政策金利と10年満期の国債の利回りは連動して変動する傾向があり、一方が上がると他方も上がり、下がると下がります。ただし、政策金利よりも10年満期の国債の利回りのほうが先に変動する傾向があります。なぜなら、10年満期の国債の利回りは、投資家が将来予想に基づいてマーケットで取り引きをすることによって決まるからです。たとえば、日本銀行が今後政策金利を上げると投資家が予想した場合、実際に政策金利が上昇するよりも先に、10年満期の国債の利回りが上昇します。
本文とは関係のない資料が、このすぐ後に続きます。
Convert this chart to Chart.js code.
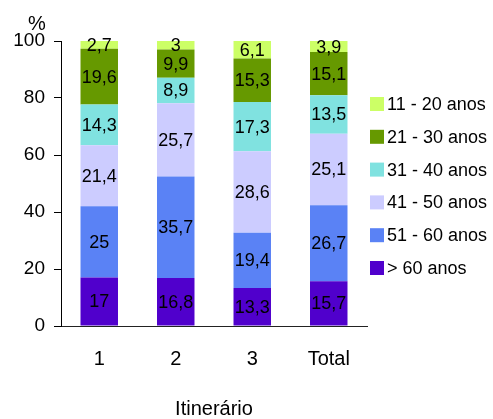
<!DOCTYPE html>
<html lang="pt">
<head>
<meta charset="utf-8">
<title>Itinerário por faixa etária</title>
<script src="https://cdn.jsdelivr.net/npm/chart.js@4.4.1/dist/chart.umd.min.js"></script>
<style>
  html, body { margin: 0; padding: 0; background: #ffffff; }
  #wrap { width: 493px; height: 419px; position: relative; }
</style>
</head>
<body>
<div id="wrap"><canvas id="chart" width="493" height="419"></canvas></div>
<script>
// Itinerários (eixo X)
const categories = ['1', '2', '3', 'Total'];

// Percentagem por faixa etária, de baixo para cima na pilha
const ageOver60 = [17, 16.8, 13.3, 15.7];
const age51to60 = [25, 35.7, 19.4, 26.7];
const age41to50 = [21.4, 25.7, 28.6, 25.1];
const age31to40 = [14.3, 8.9, 17.3, 13.5];
const age21to30 = [19.6, 9.9, 15.3, 15.1];
const age11to20 = [2.7, 3, 6.1, 3.9];

const seriesLabels = ['> 60 anos', '51 - 60 anos', '41 - 50 anos', '31 - 40 anos', '21 - 30 anos', '11 - 20 anos'];
const seriesValues = [ageOver60, age51to60, age41to50, age31to40, age21to30, age11to20];
const seriesColors = ['#5000CC', '#5A82F5', '#CCCCFF', '#80E2E0', '#669900', '#CCFF66'];

const yTicks = [0, 20, 40, 60, 80, 100];

const FONT = '"Liberation Sans", Arial, Helvetica, sans-serif';

const fmt = v => String(v).replace('.', ',');

// Valores escritos no centro de cada segmento
const segmentLabels = {
  id: 'segmentLabels',
  afterDatasetsDraw(chart) {
    const ctx = chart.ctx;
    ctx.save();
    ctx.font = '18px ' + FONT;
    ctx.fillStyle = '#000';
    ctx.textAlign = 'center';
    ctx.textBaseline = 'middle';
    chart.data.datasets.forEach((ds, i) => {
      chart.getDatasetMeta(i).data.forEach((bar, j) => {
        const y = (bar.y + bar.base) / 2;
        ctx.fillText(fmt(ds.data[j]), bar.x, y + 1);
      });
    });
    ctx.restore();
  }
};

// Legenda à direita (ordem inversa da pilha) e símbolo "%" do eixo Y
const sideLegend = {
  id: 'sideLegend',
  afterDraw(chart) {
    const ctx = chart.ctx;
    const area = chart.chartArea;
    ctx.save();
    ctx.font = '18px ' + FONT;
    ctx.textBaseline = 'middle';
    ctx.textAlign = 'left';
    const n = chart.data.datasets.length;
    const x0 = area.right + 3;
    const yStart = 104;
    const step = 32.8;
    for (let k = 0; k < n; k++) {
      const ds = chart.data.datasets[n - 1 - k];
      const cy = yStart + k * step;
      ctx.fillStyle = ds.backgroundColor;
      ctx.fillRect(x0, cy - 7, 14, 14);
      ctx.fillStyle = '#000';
      ctx.fillText(ds.label, x0 + 17, cy + 1);
    }
    ctx.font = '20px ' + FONT;
    ctx.textAlign = 'center';
    ctx.fillText('%', 37, 24);
    ctx.restore();
  }
};

new Chart(document.getElementById('chart'), {
  type: 'bar',
  data: {
    labels: categories,
    datasets: seriesLabels.map((label, i) => ({
      label: label,
      data: seriesValues[i],
      backgroundColor: seriesColors[i],
      borderWidth: 0,
      categoryPercentage: 1,
      barPercentage: 0.49
    }))
  },
  options: {
    responsive: false,
    animation: false,
    layout: { padding: { left: 0, right: 126, top: 41, bottom: 0 } },
    plugins: {
      legend: { display: false },
      tooltip: { enabled: false }
    },
    scales: {
      x: {
        stacked: true,
        grid: { display: false, drawTicks: false },
        border: { display: true, color: '#222', width: 1 },
        ticks: { color: '#000', font: { family: FONT, size: 20 }, padding: 21 },
        title: {
          display: true,
          text: 'Itinerário',
          color: '#000',
          font: { family: FONT, size: 20, lineHeight: 1 },
          padding: { top: 0, bottom: 0 }
        },
        afterFit(scale) { scale.height = 93; }
      },
      y: {
        stacked: true,
        min: 0,
        max: 100,
        afterBuildTicks(scale) { scale.ticks = yTicks.map(v => ({ value: v })); },
        grid: { drawOnChartArea: false, drawTicks: true, tickLength: 7, color: '#000' },
        border: { display: true, color: '#000', width: 1 },
        ticks: { color: '#000', font: { family: FONT, size: 19 }, padding: 9 },
        afterFit(scale) { scale.width = 61; }
      }
    }
  },
  plugins: [segmentLabels, sideLegend]
});
</script>
</body>
</html>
したがって、住宅ローンの金利も、変動金利タイプの金利が上昇する前に、固定金利タイプの金利が上昇する傾向があります。

住宅ローンの変動金利タイプは、将来金利が上昇することを想定しておくべき

住宅ローンを変動金利タイプで返済していても、残りの返済期間が5年以下などのように短ければ、その間に金利が上昇しない場合もあるでしょう。しかし、10年以上、20年以上など、長い返済期間が残っている場合には、その間に金利が上昇して毎月の返済額がアップすることを想定しておいたほうがいいでしょう。

なぜなら、長期的にみると、日本の経済に影響を及ぼすさまざまなことが起こる可能性があるからです。今や、世界経済や政治の動向が日本の景気や物価に直接大きな影響を及ぼします。たとえば、中国や米国の景気が減速すると日本企業の収益が悪化します。米国と中国の貿易摩擦やTPP(環太平洋パートナーシップ協定)も今後の日本の景気を左右します。また、円安になれば輸入品の価格が上昇して物価が上がります。このように、世界のさまざまな動きが、私たちの生活に、物価上昇や金利上昇などで影響を与えるのです。

住宅ローンを変動金利で借りている人が、今後心がけたい行動として、以下のことが考えられます。

1.現在の低金利のうちに、固定金利タイプに切り替える

現在(2019年1月時点)は、固定金利タイプも歴史的に低い水準です。金利上昇リスクのない固定金利タイプに早めに切り替えておくことで、今後、金利変動に一喜一憂することがなくなります。

2.今後の物価の動向を注視し、物価上昇率が+2.0%に近づきそうになった時点で固定金利タイプに切り替える

毎月月末に総務省が消費者物価指数を公表しています。消費者物価指数(生鮮食品を除く総合)の前年同月比が+2.0%に近づいてくると、日本銀行が現在の金融政策を変更し、政策金利を上げる可能性があります。そういう状況になれば、新聞やテレビなどの報道でも目にすることが増えるでしょう。政策金利が上昇する前の早いうちに、固定金利タイプへの切り替えを行えば、適用金利は上がるものの、以後の金利は変動しません。

3.金利が上昇したら積極的に繰上返済をするために、手元の資金をたくさん準備する

金利が上昇しても、元金が少なくすることができれば、支払う利息額は増えません。たとえば、元金3,000万円で金利が2.0%のとき、1年間に支払う利息額を単純計算すると約60万円です。仮に金利が4.0%にアップしたとしても、手元資金の2,000万円で繰上返済をして元金を1,000万円に減らすことができれば、1年間に支払う利息額は約40万円と、金利上昇前よりも利息の負担は軽くなります。

まとめ

現在の住宅ローンの変動金利タイプは、現在とても低い水準にあるため、利息の負担が軽く、お得感を感じている方が多いと思います。しかし、金利変動リスクがあり、将来の経済情勢や物価動向によっては金利が上昇し、それに伴って毎月返済額がアップして、家計の負担を重くしないとも限りません。時期はわからないにしても、長期的にはいつか金利が上昇すると想定し、固定金利タイプに切り替えのタイミングを検討したり、繰上返済の原資の準備をしておくことが、リスク対応力の強化につながります。